---------- Available data ----------
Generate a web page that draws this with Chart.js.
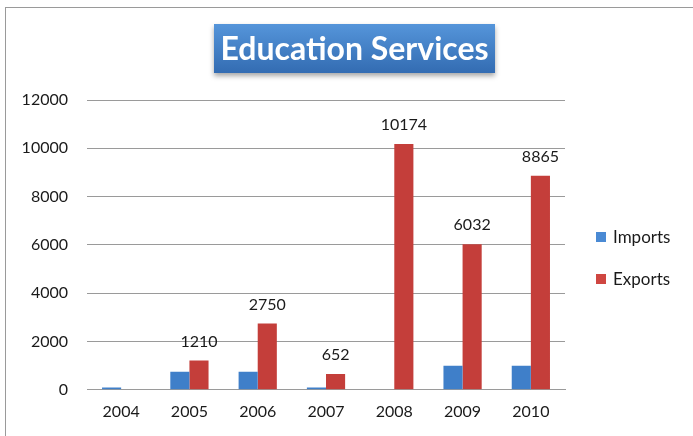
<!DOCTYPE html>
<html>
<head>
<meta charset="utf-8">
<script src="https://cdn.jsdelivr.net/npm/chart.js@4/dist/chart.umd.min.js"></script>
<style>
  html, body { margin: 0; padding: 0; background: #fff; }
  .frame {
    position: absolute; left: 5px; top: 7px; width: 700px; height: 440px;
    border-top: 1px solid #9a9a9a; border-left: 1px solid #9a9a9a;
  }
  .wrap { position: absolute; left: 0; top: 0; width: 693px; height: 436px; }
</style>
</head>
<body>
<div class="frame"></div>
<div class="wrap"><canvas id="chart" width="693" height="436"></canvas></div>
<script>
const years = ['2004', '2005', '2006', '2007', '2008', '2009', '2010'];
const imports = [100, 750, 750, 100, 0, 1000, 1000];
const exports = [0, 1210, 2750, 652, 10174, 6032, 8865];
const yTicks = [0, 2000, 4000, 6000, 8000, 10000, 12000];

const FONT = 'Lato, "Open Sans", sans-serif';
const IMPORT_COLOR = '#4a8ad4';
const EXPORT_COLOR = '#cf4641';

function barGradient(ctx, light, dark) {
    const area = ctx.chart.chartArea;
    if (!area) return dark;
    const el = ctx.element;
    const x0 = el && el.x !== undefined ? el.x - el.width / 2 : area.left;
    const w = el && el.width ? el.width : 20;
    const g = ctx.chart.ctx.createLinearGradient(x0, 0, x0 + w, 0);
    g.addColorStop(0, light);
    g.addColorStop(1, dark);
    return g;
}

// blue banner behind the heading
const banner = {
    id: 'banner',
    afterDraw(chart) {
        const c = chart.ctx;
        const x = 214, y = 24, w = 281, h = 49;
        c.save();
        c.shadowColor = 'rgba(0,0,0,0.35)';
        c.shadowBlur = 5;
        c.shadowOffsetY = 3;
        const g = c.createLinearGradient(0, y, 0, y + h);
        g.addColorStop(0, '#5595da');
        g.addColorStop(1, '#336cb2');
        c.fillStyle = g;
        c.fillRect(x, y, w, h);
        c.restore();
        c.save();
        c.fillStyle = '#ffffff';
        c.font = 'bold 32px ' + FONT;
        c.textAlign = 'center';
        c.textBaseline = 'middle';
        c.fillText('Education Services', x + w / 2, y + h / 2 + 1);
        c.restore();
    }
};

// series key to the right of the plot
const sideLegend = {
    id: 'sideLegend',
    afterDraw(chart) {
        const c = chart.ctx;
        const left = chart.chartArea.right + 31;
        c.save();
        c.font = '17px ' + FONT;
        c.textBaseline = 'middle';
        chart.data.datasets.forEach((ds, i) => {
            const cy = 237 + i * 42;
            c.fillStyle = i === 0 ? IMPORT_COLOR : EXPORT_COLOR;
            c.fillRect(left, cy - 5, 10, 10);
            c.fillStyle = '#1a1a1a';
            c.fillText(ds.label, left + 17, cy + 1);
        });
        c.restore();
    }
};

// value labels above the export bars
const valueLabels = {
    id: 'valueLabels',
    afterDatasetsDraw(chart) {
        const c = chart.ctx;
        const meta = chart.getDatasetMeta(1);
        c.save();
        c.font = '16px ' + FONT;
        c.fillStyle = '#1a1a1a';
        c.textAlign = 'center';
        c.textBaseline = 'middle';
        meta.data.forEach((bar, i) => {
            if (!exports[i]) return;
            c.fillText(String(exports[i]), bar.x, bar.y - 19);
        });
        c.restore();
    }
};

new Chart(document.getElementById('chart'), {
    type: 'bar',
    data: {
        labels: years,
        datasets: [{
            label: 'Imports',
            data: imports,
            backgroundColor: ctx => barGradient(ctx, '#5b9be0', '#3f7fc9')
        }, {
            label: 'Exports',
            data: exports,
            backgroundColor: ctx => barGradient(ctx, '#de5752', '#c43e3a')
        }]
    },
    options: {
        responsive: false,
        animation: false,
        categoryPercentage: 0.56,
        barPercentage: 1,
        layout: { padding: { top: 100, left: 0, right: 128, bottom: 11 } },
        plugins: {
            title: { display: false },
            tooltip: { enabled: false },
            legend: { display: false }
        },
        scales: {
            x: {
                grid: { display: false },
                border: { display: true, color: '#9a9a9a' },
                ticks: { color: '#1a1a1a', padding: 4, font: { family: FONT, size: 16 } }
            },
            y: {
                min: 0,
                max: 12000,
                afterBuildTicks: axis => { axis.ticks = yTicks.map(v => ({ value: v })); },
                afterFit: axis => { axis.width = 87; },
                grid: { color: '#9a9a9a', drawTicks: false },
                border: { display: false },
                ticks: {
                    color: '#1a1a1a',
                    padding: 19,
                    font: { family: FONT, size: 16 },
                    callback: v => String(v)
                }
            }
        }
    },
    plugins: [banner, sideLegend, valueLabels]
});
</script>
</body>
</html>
----------
## Problem
Copy out each line word for word, please, skipping the images.

## Exercise response
Generate a web page that draws this with Chart.js.
<!DOCTYPE html>
<html>
<head>
<meta charset="utf-8">
<script src="https://cdn.jsdelivr.net/npm/chart.js@4/dist/chart.umd.min.js"></script>
<style>
  html, body { margin: 0; padding: 0; background: #fff; }
  .frame {
    position: absolute; left: 5px; top: 7px; width: 700px; height: 440px;
    border-top: 1px solid #9a9a9a; border-left: 1px solid #9a9a9a;
  }
  .wrap { position: absolute; left: 0; top: 0; width: 693px; height: 436px; }
</style>
</head>
<body>
<div class="frame"></div>
<div class="wrap"><canvas id="chart" width="693" height="436"></canvas></div>
<script>
const years = ['2004', '2005', '2006', '2007', '2008', '2009', '2010'];
const imports = [100, 750, 750, 100, 0, 1000, 1000];
const exports = [0, 1210, 2750, 652, 10174, 6032, 8865];
const yTicks = [0, 2000, 4000, 6000, 8000, 10000, 12000];

const FONT = 'Lato, "Open Sans", sans-serif';
const IMPORT_COLOR = '#4a8ad4';
const EXPORT_COLOR = '#cf4641';

function barGradient(ctx, light, dark) {
    const area = ctx.chart.chartArea;
    if (!area) return dark;
    const el = ctx.element;
    const x0 = el && el.x !== undefined ? el.x - el.width / 2 : area.left;
    const w = el && el.width ? el.width : 20;
    const g = ctx.chart.ctx.createLinearGradient(x0, 0, x0 + w, 0);
    g.addColorStop(0, light);
    g.addColorStop(1, dark);
    return g;
}

// blue banner behind the heading
const banner = {
    id: 'banner',
    afterDraw(chart) {
        const c = chart.ctx;
        const x = 214, y = 24, w = 281, h = 49;
        c.save();
        c.shadowColor = 'rgba(0,0,0,0.35)';
        c.shadowBlur = 5;
        c.shadowOffsetY = 3;
        const g = c.createLinearGradient(0, y, 0, y + h);
        g.addColorStop(0, '#5595da');
        g.addColorStop(1, '#336cb2');
        c.fillStyle = g;
        c.fillRect(x, y, w, h);
        c.restore();
        c.save();
        c.fillStyle = '#ffffff';
        c.font = 'bold 32px ' + FONT;
        c.textAlign = 'center';
        c.textBaseline = 'middle';
        c.fillText('Education Services', x + w / 2, y + h / 2 + 1);
        c.restore();
    }
};

// series key to the right of the plot
const sideLegend = {
    id: 'sideLegend',
    afterDraw(chart) {
        const c = chart.ctx;
        const left = chart.chartArea.right + 31;
        c.save();
        c.font = '17px ' + FONT;
        c.textBaseline = 'middle';
        chart.data.datasets.forEach((ds, i) => {
            const cy = 237 + i * 42;
            c.fillStyle = i === 0 ? IMPORT_COLOR : EXPORT_COLOR;
            c.fillRect(left, cy - 5, 10, 10);
            c.fillStyle = '#1a1a1a';
            c.fillText(ds.label, left + 17, cy + 1);
        });
        c.restore();
    }
};

// value labels above the export bars
const valueLabels = {
    id: 'valueLabels',
    afterDatasetsDraw(chart) {
        const c = chart.ctx;
        const meta = chart.getDatasetMeta(1);
        c.save();
        c.font = '16px ' + FONT;
        c.fillStyle = '#1a1a1a';
        c.textAlign = 'center';
        c.textBaseline = 'middle';
        meta.data.forEach((bar, i) => {
            if (!exports[i]) return;
            c.fillText(String(exports[i]), bar.x, bar.y - 19);
        });
        c.restore();
    }
};

new Chart(document.getElementById('chart'), {
    type: 'bar',
    data: {
        labels: years,
        datasets: [{
            label: 'Imports',
            data: imports,
            backgroundColor: ctx => barGradient(ctx, '#5b9be0', '#3f7fc9')
        }, {
            label: 'Exports',
            data: exports,
            backgroundColor: ctx => barGradient(ctx, '#de5752', '#c43e3a')
        }]
    },
    options: {
        responsive: false,
        animation: false,
        categoryPercentage: 0.56,
        barPercentage: 1,
        layout: { padding: { top: 100, left: 0, right: 128, bottom: 11 } },
        plugins: {
            title: { display: false },
            tooltip: { enabled: false },
            legend: { display: false }
        },
        scales: {
            x: {
                grid: { display: false },
                border: { display: true, color: '#9a9a9a' },
                ticks: { color: '#1a1a1a', padding: 4, font: { family: FONT, size: 16 } }
            },
            y: {
                min: 0,
                max: 12000,
                afterBuildTicks: axis => { axis.ticks = yTicks.map(v => ({ value: v })); },
                afterFit: axis => { axis.width = 87; },
                grid: { color: '#9a9a9a', drawTicks: false },
                border: { display: false },
                ticks: {
                    color: '#1a1a1a',
                    padding: 19,
                    font: { family: FONT, size: 16 },
                    callback: v => String(v)
                }
            }
        }
    },
    plugins: [banner, sideLegend, valueLabels]
});
</script>
</body>
</html>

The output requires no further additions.